Psikolog
İzzet Güllü, televizyonlarda uygun olmayan görüntülerin çocuklara izlettirilmesinin istismar olduğunu, sihirli, büyülü ve cinsel içerikli dizilerin çocukları olumsuz etkilediğini söyledi. Güllü, "Birkaç televizyon sahibinin ticari kazancı uğruna koca bir ulusun
gençliği, değerleri, geleceği feda ediliyor." uyarısında bulundu.
Malatya Devlet Hastanesi'nde görevli Psikolog İzzet Güllü, insan kişiliğinin çevresel uyarıcılarla şekillendiğini, günümüzde en yoğun iletişimin sağlandığı çevresel uyarıcının televizyon olduğunu söyledi.

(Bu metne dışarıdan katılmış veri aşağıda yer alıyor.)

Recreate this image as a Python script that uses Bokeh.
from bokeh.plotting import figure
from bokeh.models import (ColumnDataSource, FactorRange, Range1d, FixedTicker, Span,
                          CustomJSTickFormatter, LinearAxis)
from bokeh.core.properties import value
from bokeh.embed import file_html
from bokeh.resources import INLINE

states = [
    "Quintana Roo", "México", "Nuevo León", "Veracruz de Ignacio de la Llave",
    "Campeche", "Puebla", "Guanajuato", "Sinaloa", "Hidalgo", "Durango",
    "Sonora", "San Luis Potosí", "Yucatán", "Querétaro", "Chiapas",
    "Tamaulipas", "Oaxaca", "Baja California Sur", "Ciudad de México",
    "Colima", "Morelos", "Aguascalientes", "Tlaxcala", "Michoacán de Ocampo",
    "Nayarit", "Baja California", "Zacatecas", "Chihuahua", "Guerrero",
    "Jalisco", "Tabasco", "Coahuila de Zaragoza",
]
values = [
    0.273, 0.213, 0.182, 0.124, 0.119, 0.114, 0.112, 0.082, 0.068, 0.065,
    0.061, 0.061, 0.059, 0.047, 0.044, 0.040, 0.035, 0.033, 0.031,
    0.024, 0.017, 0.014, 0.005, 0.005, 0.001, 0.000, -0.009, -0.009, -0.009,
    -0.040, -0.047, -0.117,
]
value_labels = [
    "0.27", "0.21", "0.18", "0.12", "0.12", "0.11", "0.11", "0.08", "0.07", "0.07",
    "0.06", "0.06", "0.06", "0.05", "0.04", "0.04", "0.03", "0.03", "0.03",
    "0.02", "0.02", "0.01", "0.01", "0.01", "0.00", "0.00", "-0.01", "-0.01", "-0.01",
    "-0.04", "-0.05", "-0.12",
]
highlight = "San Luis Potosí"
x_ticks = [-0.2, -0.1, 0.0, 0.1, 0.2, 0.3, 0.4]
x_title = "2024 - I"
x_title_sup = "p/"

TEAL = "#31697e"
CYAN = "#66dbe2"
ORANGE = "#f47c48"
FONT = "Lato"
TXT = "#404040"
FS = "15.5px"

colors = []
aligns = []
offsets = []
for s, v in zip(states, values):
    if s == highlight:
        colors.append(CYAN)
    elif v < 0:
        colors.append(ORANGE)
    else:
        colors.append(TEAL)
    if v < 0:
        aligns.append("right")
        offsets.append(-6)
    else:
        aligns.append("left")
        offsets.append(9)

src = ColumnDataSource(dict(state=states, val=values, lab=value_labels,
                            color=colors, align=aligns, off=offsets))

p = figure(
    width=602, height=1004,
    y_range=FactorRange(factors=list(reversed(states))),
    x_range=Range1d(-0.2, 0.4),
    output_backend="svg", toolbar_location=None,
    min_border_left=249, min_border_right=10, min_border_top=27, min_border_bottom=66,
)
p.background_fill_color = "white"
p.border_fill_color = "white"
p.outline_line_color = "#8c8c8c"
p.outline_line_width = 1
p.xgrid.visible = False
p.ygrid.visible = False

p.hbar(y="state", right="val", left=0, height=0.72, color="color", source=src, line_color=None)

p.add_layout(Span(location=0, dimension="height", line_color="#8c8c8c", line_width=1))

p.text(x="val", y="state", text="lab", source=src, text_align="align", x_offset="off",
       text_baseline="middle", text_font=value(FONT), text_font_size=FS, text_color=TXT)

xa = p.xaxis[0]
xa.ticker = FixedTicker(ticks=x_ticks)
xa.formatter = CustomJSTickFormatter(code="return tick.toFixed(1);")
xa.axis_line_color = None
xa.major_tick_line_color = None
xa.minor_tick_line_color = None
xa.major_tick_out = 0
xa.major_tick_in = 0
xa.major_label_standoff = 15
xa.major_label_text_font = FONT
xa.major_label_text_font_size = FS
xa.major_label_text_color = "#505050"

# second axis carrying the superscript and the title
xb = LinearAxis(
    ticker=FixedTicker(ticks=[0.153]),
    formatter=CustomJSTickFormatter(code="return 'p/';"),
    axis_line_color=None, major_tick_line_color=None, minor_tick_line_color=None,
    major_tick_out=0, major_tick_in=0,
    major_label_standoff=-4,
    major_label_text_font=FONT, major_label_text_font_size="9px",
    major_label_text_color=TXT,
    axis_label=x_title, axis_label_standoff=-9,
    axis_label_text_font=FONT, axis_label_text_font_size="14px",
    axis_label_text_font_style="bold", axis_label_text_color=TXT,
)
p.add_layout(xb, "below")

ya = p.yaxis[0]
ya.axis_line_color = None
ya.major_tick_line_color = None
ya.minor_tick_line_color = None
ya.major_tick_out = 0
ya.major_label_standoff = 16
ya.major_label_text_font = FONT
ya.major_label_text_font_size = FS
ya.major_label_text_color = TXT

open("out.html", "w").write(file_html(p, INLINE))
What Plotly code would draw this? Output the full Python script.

Televizyon ile (sırf ticari
kazanç hırsıyla) sosyal asimilasyon yapıldığını iddia eden Güllü, kültürel varlığın, toplumsal
inanç kodlarının, örf ve ananelerin yok edilmeye çalışıldığını ifade etti. Çocuğa iyi birer rol
model olunması için anne babanın kendisinin de saatlerce hiç bir şey yapmadan televizyon
izlemekten kaçınması gerektiğini bildiren Güllü, somut düşünce sistemleri gelişmediği için çocukların izlediği birçok şeyi gerçek olarak algıladıklarını söyledi.
Sınırsız
özgürlük anlayışı yayılarak 'modernite ile televizyon ekranından görsel
psikolojik zehir saçıldığını savunan Güllü şöyle devam etti: "Televizyon dizilerinden saçılan görsel ve işitsel nitelikli psikolojik zehire özgürlüğü sınırsızlık sanan ham algılar ve çağın tabusu olan 'modernite' olgusu nedeniyle yeterince karşı çıkılamıyor. Ancak bu mesele sanıldığından çok, çok daha büyük ve vahim bir boyut almış durumda. Televizyondan saçılan zehir zannedildiği üzere birkaç dakikalık
tecavüz yahut sevişme sahnesiyle sınırlı değil. Keşke öyle olsa. Hepimiz iki dakika yumuverirdik gözümüzü. Bütün filmlerde bu sahnelerden daha tehlikeli olarak kabalık, zorbalık, şiddet, ukalalık, sertlik, hırçınlık, hoyratlık, yozluk, kabalık gibi insana dair sevgi,
şefkat, hoş görü anlayışını ve insani değerler ile erdem duygusunu yıkan, bunu
teşvik eden bir dil ve içerik sunuluyor. Bu özellikler empoze ediliyor. Gençlere örnek olarak, rol model olarak sunuluyor, bunların içselleştirilmesi sağlanıyor."
Ticari kazanç hırsı nedeniyle genç ve çocukların sağlıksız bir psikolojik
gelişim sürecine itildiğini vurgulayan Güllü, "Televizyon kanalları ise kendilerini piyasadaki arz– talep döngüsüyle ve bu işin sonuçta ticari bir iş olduğu savıyla savunuyorlar. Yani birkaç televizyon sahibinin ticari kazancı uğruna koca bir ulusun gençliği, değerleri, geleceği feda ediliyor. Bu kanalların reklam gelirlerini biz karşılayalım. Çocuklarımızı bize bıraksınlar." dedi.
Güllü, çocuğun
televizyon izleme saatleri ve izleyeceği programın anne ve babalar tarafından belirlenmesi gerektiğini ifade etti. Ailenin mutlaka bir filtreleme görevi yapması gerektiğini ifade eden Güllü, "Cinsel kimliğinin gelişimi açısından uygun olan zamanda uygun bilgileri uygun olan kişiden alması gerekiyor. Ama çok
küçük yaştaki bir çocuğun uygun olmayan görüntüleri izlemesi veya izlettirilmesi aslında çocuğun istismar edilmesi anlamına geliyor. Aile, mutlaka çocuğun hangi programı ne kadar izleyeceğine çocukla beraber karar vermesi gerekiyor."